Dopo l’acclamato, bizzarro e rispettoso La passione del 2010, Mazzacurati punta tutto sullo stra-ordinario, su una favola moderna in cui tutto (o quasi) è lecito. Cadiamo in un microcosmo fortemente “artistico” e kitch, una strana tana del Bianconiglio dove la ricerca del logico non è ammessa. Con un gusto per l’assurdo dal vago sapore russo, ma italianizzato, una giostra di personaggi che raramente nella vita reale potremmo trovare tutti insieme. C’è posto per un’indiavolata mistress, un truccatissimo mago da quattro soldi, un fioraio orientale alle porte di un cimitero e pure un orso che dulcis in fundo non ci stupirebbe vedere andare in bicicletta.
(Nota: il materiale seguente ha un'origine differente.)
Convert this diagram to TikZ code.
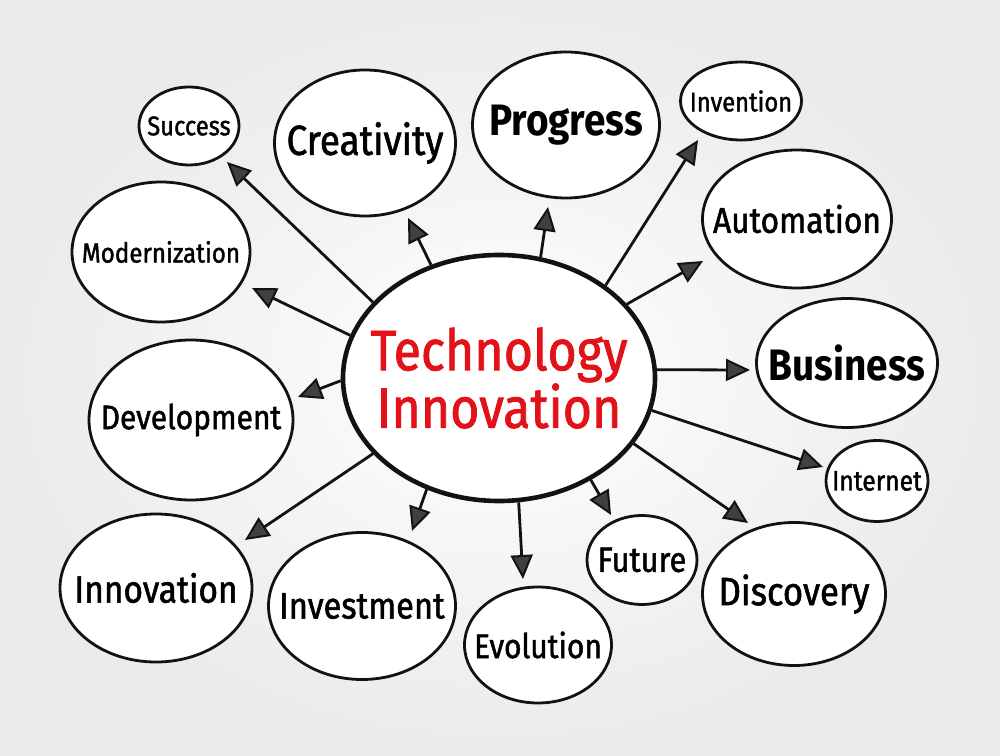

Si ride, si ride tanto, si ride bene. Mazzacurati tira fuori dal cilindro un fulgido esempio di cinema senza pensieri, che sa far svagare la testa dello spettatore con seria originalità, comico allo stato più brado e puro, narrazione di qualcosa che può esistere solo e soltanto sul grande schermo.
E giunto in fondo a questa carrellata di nonsense, il tocco del grande regista ci instilla un sense e un dubbio: d’aver assistito all’ennesima storiellina d’amore. Sì, forse sì. Ma come solo Mazzacurati poteva raccontarcela.